## start Data in this exercise
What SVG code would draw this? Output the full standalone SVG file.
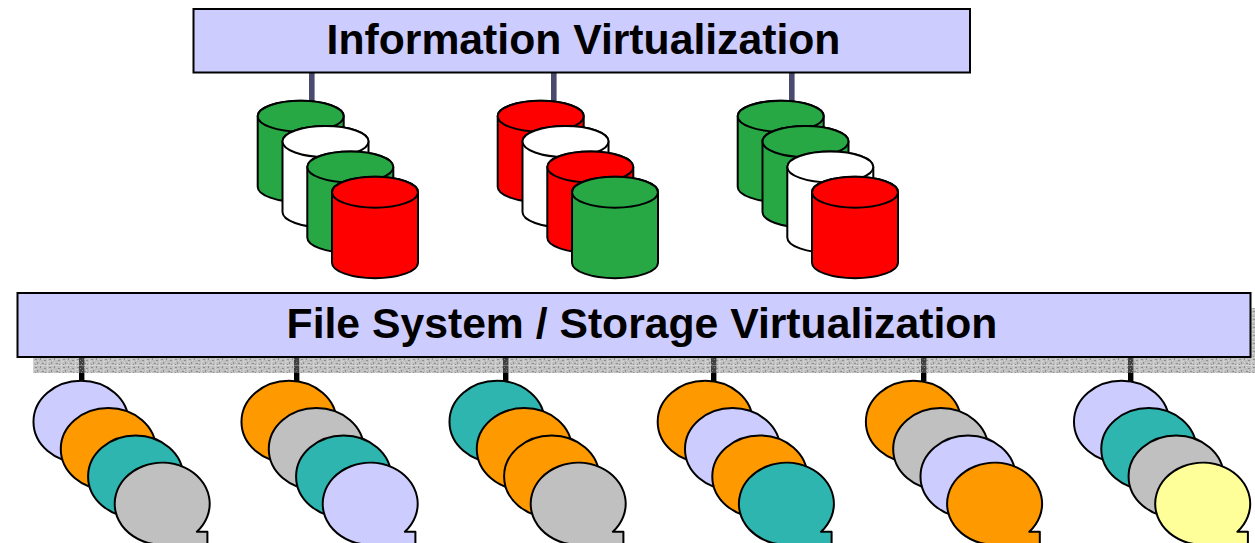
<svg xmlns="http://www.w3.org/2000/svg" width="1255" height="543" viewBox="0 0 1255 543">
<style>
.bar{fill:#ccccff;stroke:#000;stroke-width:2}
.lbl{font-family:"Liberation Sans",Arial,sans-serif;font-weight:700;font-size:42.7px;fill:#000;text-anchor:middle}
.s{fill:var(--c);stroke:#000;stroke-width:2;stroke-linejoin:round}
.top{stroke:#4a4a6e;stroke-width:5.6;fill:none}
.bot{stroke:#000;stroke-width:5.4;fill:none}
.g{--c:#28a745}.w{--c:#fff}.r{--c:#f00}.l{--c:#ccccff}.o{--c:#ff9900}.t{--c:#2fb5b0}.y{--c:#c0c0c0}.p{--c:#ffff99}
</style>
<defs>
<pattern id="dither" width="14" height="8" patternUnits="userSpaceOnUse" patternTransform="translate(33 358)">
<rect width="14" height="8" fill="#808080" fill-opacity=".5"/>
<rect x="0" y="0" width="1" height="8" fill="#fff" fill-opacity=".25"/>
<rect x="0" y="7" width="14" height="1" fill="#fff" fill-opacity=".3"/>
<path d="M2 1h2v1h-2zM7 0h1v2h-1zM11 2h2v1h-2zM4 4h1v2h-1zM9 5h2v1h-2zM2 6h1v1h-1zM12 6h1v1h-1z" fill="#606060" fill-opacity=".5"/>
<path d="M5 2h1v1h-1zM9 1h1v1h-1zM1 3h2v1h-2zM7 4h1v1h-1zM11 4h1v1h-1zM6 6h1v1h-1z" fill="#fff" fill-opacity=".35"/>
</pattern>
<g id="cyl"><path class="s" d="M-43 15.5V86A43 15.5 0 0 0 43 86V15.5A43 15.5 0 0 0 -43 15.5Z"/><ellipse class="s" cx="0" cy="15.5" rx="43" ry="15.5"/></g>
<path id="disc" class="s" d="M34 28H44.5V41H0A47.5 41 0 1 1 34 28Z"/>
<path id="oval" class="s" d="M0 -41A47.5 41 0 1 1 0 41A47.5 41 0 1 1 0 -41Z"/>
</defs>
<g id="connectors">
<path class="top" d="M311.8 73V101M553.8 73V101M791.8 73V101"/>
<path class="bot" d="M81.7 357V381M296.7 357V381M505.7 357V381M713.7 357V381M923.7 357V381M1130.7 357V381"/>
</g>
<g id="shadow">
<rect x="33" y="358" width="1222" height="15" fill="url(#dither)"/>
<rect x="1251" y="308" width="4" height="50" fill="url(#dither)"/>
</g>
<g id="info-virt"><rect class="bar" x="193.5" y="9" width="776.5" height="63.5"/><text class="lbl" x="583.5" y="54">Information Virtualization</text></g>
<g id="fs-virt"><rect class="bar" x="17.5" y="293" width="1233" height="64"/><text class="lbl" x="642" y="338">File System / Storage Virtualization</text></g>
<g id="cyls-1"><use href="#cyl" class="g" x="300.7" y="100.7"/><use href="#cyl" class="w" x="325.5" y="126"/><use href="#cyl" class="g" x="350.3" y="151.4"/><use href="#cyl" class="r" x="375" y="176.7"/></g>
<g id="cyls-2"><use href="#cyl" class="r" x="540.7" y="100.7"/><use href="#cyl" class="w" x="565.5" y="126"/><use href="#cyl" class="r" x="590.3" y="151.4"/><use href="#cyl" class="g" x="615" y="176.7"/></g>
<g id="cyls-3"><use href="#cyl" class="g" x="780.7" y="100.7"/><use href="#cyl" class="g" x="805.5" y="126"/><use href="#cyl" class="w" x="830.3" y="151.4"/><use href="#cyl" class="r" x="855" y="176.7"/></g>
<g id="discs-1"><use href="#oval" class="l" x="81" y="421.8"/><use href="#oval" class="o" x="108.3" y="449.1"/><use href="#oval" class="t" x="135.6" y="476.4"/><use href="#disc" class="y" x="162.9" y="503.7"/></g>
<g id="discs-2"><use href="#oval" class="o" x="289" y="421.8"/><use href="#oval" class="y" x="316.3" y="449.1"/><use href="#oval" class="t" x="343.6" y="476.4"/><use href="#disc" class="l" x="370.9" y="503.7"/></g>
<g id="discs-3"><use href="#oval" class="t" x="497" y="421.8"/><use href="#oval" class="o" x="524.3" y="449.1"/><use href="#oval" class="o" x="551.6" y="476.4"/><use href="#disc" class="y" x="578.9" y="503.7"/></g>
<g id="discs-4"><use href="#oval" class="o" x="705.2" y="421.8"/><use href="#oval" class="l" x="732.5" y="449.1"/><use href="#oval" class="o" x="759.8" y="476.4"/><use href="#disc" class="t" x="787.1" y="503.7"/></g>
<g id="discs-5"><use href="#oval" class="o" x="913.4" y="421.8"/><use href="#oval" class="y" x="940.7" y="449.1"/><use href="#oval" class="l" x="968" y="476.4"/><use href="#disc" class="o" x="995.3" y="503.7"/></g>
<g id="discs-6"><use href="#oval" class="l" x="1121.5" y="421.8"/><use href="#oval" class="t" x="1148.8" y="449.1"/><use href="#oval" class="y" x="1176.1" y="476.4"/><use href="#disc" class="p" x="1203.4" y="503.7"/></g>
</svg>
## end Data in this exercise
## start Data in this exercise
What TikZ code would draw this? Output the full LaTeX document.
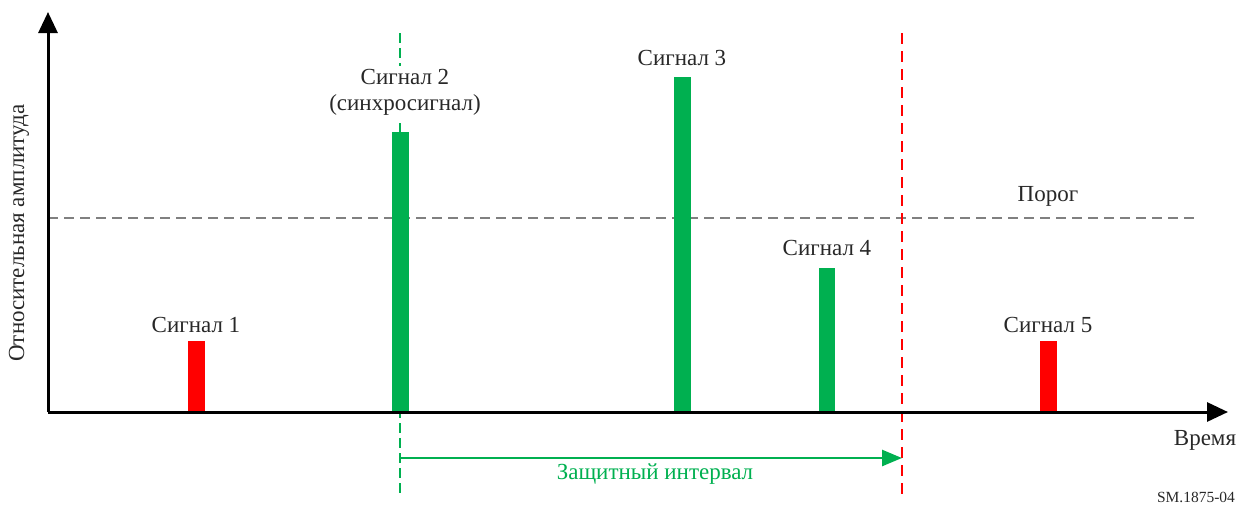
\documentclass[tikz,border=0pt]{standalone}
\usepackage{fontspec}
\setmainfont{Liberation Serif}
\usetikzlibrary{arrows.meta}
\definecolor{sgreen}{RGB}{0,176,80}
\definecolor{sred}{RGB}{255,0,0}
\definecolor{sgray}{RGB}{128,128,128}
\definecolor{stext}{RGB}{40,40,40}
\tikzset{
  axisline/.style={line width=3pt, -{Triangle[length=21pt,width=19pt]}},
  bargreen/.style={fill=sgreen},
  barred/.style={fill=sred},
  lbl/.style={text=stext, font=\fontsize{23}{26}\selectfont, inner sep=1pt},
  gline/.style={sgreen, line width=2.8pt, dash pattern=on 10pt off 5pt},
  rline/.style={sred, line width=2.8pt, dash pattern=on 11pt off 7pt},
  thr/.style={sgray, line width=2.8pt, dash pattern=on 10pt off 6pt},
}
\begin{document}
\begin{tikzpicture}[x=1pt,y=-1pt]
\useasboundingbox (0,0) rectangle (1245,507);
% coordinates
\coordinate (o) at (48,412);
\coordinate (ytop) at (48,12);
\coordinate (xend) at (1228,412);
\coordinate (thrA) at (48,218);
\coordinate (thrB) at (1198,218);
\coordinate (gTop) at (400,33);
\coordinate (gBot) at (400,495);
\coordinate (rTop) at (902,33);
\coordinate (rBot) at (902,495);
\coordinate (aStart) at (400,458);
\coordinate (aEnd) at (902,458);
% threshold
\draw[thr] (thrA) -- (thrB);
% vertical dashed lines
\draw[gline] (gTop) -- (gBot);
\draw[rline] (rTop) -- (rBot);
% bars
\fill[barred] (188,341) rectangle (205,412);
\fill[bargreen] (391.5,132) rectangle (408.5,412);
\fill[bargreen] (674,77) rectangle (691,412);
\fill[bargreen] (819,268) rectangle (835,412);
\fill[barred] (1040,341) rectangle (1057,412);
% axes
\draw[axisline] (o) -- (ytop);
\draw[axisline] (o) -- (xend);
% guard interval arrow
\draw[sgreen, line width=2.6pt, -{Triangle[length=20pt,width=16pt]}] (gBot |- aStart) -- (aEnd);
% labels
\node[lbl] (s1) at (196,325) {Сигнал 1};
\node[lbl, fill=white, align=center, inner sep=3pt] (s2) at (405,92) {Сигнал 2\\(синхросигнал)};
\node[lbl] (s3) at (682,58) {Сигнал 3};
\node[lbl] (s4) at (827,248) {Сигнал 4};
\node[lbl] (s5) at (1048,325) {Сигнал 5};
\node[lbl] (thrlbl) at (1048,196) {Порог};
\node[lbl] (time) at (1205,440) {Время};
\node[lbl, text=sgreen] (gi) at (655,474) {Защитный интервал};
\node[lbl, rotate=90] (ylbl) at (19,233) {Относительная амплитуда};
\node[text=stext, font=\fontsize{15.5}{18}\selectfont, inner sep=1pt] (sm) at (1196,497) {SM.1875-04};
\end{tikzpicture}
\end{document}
## end Data in this exercise
→ **Brief**: Spot every line that holds "draw" and copy it.

→ **Final answer**:
What SVG code would draw this? Output the full standalone SVG file.
What TikZ code would draw this? Output the full LaTeX document.
\draw[thr] (thrA) -- (thrB);
\draw[gline] (gTop) -- (gBot);
\draw[rline] (rTop) -- (rBot);
\draw[axisline] (o) -- (ytop);
\draw[axisline] (o) -- (xend);
\draw[sgreen, line width=2.6pt, -{Triangle[length=20pt,width=16pt]}] (gBot |- aStart) -- (aEnd);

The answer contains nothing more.